Problem description:
Copy each line of the data below exactly, leaving out pictures.

Raw data:
** begin **

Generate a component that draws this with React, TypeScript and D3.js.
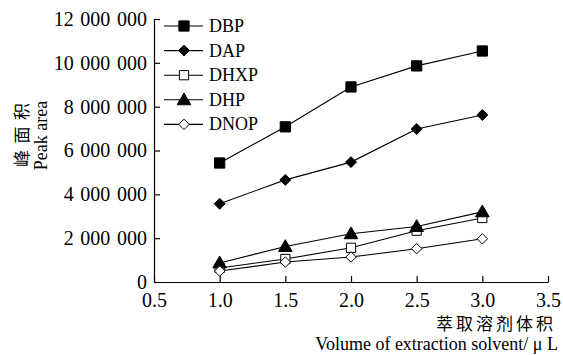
import * as d3 from "d3";
import { useEffect, useRef } from "react";

// x values (µL) and peak areas
const volumes = [1.0, 1.5, 2.0, 2.5, 3.0];
const seriesNames = ["DBP", "DAP", "DHXP", "DHP", "DNOP"];
const dbp = [5430000, 7080000, 8900000, 9860000, 10540000];
const dap = [3570000, 4660000, 5470000, 6980000, 7620000];
const dhxp = [640000, 1050000, 1560000, 2340000, 2920000];
const dhp = [870000, 1620000, 2200000, 2530000, 3200000];
const dnop = [500000, 910000, 1140000, 1520000, 1970000];
const xTicks = [0.5, 1.0, 1.5, 2.0, 2.5, 3.0, 3.5];
const yTicks = [0, 2000000, 4000000, 6000000, 8000000, 10000000, 12000000];

const W = 563;
const H = 355;
const FONT = "Liberation Serif";
const CJK = "Noto Sans CJK SC";

// diamond as a square turned 45 degrees (d3's own diamond is too narrow)
const diamond = {
  draw(ctx: any, size: number) {
    const r = Math.sqrt(size / 2);
    ctx.moveTo(0, -r);
    ctx.lineTo(r, 0);
    ctx.lineTo(0, r);
    ctx.lineTo(-r, 0);
    ctx.closePath();
  },
};

export default function App() {
  const ref = useRef<SVGSVGElement>(null);

  useEffect(() => {
    const svg = d3.select(ref.current);
    svg.selectAll("*").remove();

    const x = d3.scaleLinear().domain([0.5, 3.5]).range([154, 548]);
    const y = d3.scaleLinear().domain([0, 12000000]).range([282, 19]);

    // thousands split by a slightly wide space, as in the figure
    const fmt = (v: number) => d3.format(",")(v).replace(/,/g, "\u2004");

    // axes (ticks pointing inward)
    const ya = svg
      .append("g")
      .attr("transform", `translate(${x.range()[0]},0)`)
      .call(d3.axisLeft(y).tickValues(yTicks).tickSizeInner(-6).tickSizeOuter(0).tickFormat((d) => fmt(+d)).tickPadding(7));
    const xa = svg
      .append("g")
      .attr("transform", `translate(0,${y.range()[0]})`)
      .call(d3.axisBottom(x).tickValues(xTicks).tickSizeInner(-6).tickSizeOuter(0).tickFormat(d3.format(".1f")).tickPadding(11));
    [ya, xa].forEach((g) => {
      g.attr("font-family", FONT).attr("font-size", 20);
      g.selectAll("path,line").attr("stroke", "#000").attr("stroke-width", 1.2);
      g.selectAll("text").attr("fill", "#000");
    });

    const data = [dbp, dap, dhxp, dhp, dnop];
    const shapes = [
      { sym: d3.symbolSquare, size: 105, fill: "#000" },
      { sym: diamond, size: 60, fill: "#000" },
      { sym: d3.symbolSquare, size: 85, fill: "#fff" },
      { sym: d3.symbolTriangle, size: 80, fill: "#000" },
      { sym: diamond, size: 55, fill: "#fff" },
    ];
    const dy = (s: any) => (s === d3.symbolTriangle ? 1 : 0);

    const line = d3
      .line<number>()
      .x((_, i) => x(volumes[i]))
      .y((d) => y(d));

    data.forEach((vals) => {
      svg.append("path").attr("d", line(vals)).attr("fill", "none").attr("stroke", "#000").attr("stroke-width", 1.1);
    });
    data.forEach((vals, k) => {
      const s = shapes[k];
      svg
        .append("g")
        .selectAll("path")
        .data(vals)
        .join("path")
        .attr("transform", (d, i) => `translate(${x(volumes[i])},${y(d) + dy(s.sym)})`)
        .attr("d", d3.symbol(s.sym, s.size)())
        .attr("fill", s.fill)
        .attr("stroke", "#000")
        .attr("stroke-width", 1);
    });

    // legend
    const leg = svg.append("g").attr("font-family", FONT).attr("font-size", 18);
    seriesNames.forEach((name, k) => {
      const cy = 26 + k * 24.6;
      const s = shapes[k];
      leg.append("line").attr("x1", 164).attr("x2", 203).attr("y1", cy).attr("y2", cy).attr("stroke", "#000").attr("stroke-width", 1.1);
      leg
        .append("path")
        .attr("transform", `translate(184,${cy + dy(s.sym)})`)
        .attr("d", d3.symbol(s.sym, s.size)())
        .attr("fill", s.fill)
        .attr("stroke", "#000");
      leg.append("text").attr("x", 209).attr("y", cy + 6).text(name);
    });

    // axis titles
    const yt = svg.append("g").attr("transform", "rotate(-90)");
    yt.append("text").attr("x", -167).attr("y", 28).attr("font-family", CJK).attr("font-size", 17).attr("letter-spacing", 6.5).text("峰面积");
    yt.append("text").attr("x", -135.5).attr("y", 47).attr("text-anchor", "middle").attr("font-family", FONT).attr("font-size", 18).text("Peak area");

    svg.append("text").attr("x", 556).attr("y", 330).attr("text-anchor", "end").attr("font-family", CJK).attr("font-size", 17).attr("letter-spacing", 3).text("萃取溶剂体积");
    svg.append("text").attr("x", 558).attr("y", 350).attr("text-anchor", "end").attr("font-family", FONT).attr("font-size", 18).text("Volume of extraction solvent/ μ L");
  }, []);

  return (
    <svg ref={ref} width={W} height={H} style={{ position: "absolute", left: 0, top: 0, background: "#fff" }} />
  );
}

** end **

Exercise output:
Generate a component that draws this with React, TypeScript and D3.js.
import * as d3 from "d3";
import { useEffect, useRef } from "react";

// x values (µL) and peak areas
const volumes = [1.0, 1.5, 2.0, 2.5, 3.0];
const seriesNames = ["DBP", "DAP", "DHXP", "DHP", "DNOP"];
const dbp = [5430000, 7080000, 8900000, 9860000, 10540000];
const dap = [3570000, 4660000, 5470000, 6980000, 7620000];
const dhxp = [640000, 1050000, 1560000, 2340000, 2920000];
const dhp = [870000, 1620000, 2200000, 2530000, 3200000];
const dnop = [500000, 910000, 1140000, 1520000, 1970000];
const xTicks = [0.5, 1.0, 1.5, 2.0, 2.5, 3.0, 3.5];
const yTicks = [0, 2000000, 4000000, 6000000, 8000000, 10000000, 12000000];

const W = 563;
const H = 355;
const FONT = "Liberation Serif";
const CJK = "Noto Sans CJK SC";

// diamond as a square turned 45 degrees (d3's own diamond is too narrow)
const diamond = {
  draw(ctx: any, size: number) {
    const r = Math.sqrt(size / 2);
    ctx.moveTo(0, -r);
    ctx.lineTo(r, 0);
    ctx.lineTo(0, r);
    ctx.lineTo(-r, 0);
    ctx.closePath();
  },
};

export default function App() {
  const ref = useRef<SVGSVGElement>(null);

  useEffect(() => {
    const svg = d3.select(ref.current);
    svg.selectAll("*").remove();

    const x = d3.scaleLinear().domain([0.5, 3.5]).range([154, 548]);
    const y = d3.scaleLinear().domain([0, 12000000]).range([282, 19]);

    // thousands split by a slightly wide space, as in the figure
    const fmt = (v: number) => d3.format(",")(v).replace(/,/g, "\u2004");

    // axes (ticks pointing inward)
    const ya = svg
      .append("g")
      .attr("transform", `translate(${x.range()[0]},0)`)
      .call(d3.axisLeft(y).tickValues(yTicks).tickSizeInner(-6).tickSizeOuter(0).tickFormat((d) => fmt(+d)).tickPadding(7));
    const xa = svg
      .append("g")
      .attr("transform", `translate(0,${y.range()[0]})`)
      .call(d3.axisBottom(x).tickValues(xTicks).tickSizeInner(-6).tickSizeOuter(0).tickFormat(d3.format(".1f")).tickPadding(11));
    [ya, xa].forEach((g) => {
      g.attr("font-family", FONT).attr("font-size", 20);
      g.selectAll("path,line").attr("stroke", "#000").attr("stroke-width", 1.2);
      g.selectAll("text").attr("fill", "#000");
    });

    const data = [dbp, dap, dhxp, dhp, dnop];
    const shapes = [
      { sym: d3.symbolSquare, size: 105, fill: "#000" },
      { sym: diamond, size: 60, fill: "#000" },
      { sym: d3.symbolSquare, size: 85, fill: "#fff" },
      { sym: d3.symbolTriangle, size: 80, fill: "#000" },
      { sym: diamond, size: 55, fill: "#fff" },
    ];
    const dy = (s: any) => (s === d3.symbolTriangle ? 1 : 0);

    const line = d3
      .line<number>()
      .x((_, i) => x(volumes[i]))
      .y((d) => y(d));

    data.forEach((vals) => {
      svg.append("path").attr("d", line(vals)).attr("fill", "none").attr("stroke", "#000").attr("stroke-width", 1.1);
    });
    data.forEach((vals, k) => {
      const s = shapes[k];
      svg
        .append("g")
        .selectAll("path")
        .data(vals)
        .join("path")
        .attr("transform", (d, i) => `translate(${x(volumes[i])},${y(d) + dy(s.sym)})`)
        .attr("d", d3.symbol(s.sym, s.size)())
        .attr("fill", s.fill)
        .attr("stroke", "#000")
        .attr("stroke-width", 1);
    });

    // legend
    const leg = svg.append("g").attr("font-family", FONT).attr("font-size", 18);
    seriesNames.forEach((name, k) => {
      const cy = 26 + k * 24.6;
      const s = shapes[k];
      leg.append("line").attr("x1", 164).attr("x2", 203).attr("y1", cy).attr("y2", cy).attr("stroke", "#000").attr("stroke-width", 1.1);
      leg
        .append("path")
        .attr("transform", `translate(184,${cy + dy(s.sym)})`)
        .attr("d", d3.symbol(s.sym, s.size)())
        .attr("fill", s.fill)
        .attr("stroke", "#000");
      leg.append("text").attr("x", 209).attr("y", cy + 6).text(name);
    });

    // axis titles
    const yt = svg.append("g").attr("transform", "rotate(-90)");
    yt.append("text").attr("x", -167).attr("y", 28).attr("font-family", CJK).attr("font-size", 17).attr("letter-spacing", 6.5).text("峰面积");
    yt.append("text").attr("x", -135.5).attr("y", 47).attr("text-anchor", "middle").attr("font-family", FONT).attr("font-size", 18).text("Peak area");

    svg.append("text").attr("x", 556).attr("y", 330).attr("text-anchor", "end").attr("font-family", CJK).attr("font-size", 17).attr("letter-spacing", 3).text("萃取溶剂体积");
    svg.append("text").attr("x", 558).attr("y", 350).attr("text-anchor", "end").attr("font-family", FONT).attr("font-size", 18).text("Volume of extraction solvent/ μ L");
  }, []);

  return (
    <svg ref={ref} width={W} height={H} style={{ position: "absolute", left: 0, top: 0, background: "#fff" }} />
  );
}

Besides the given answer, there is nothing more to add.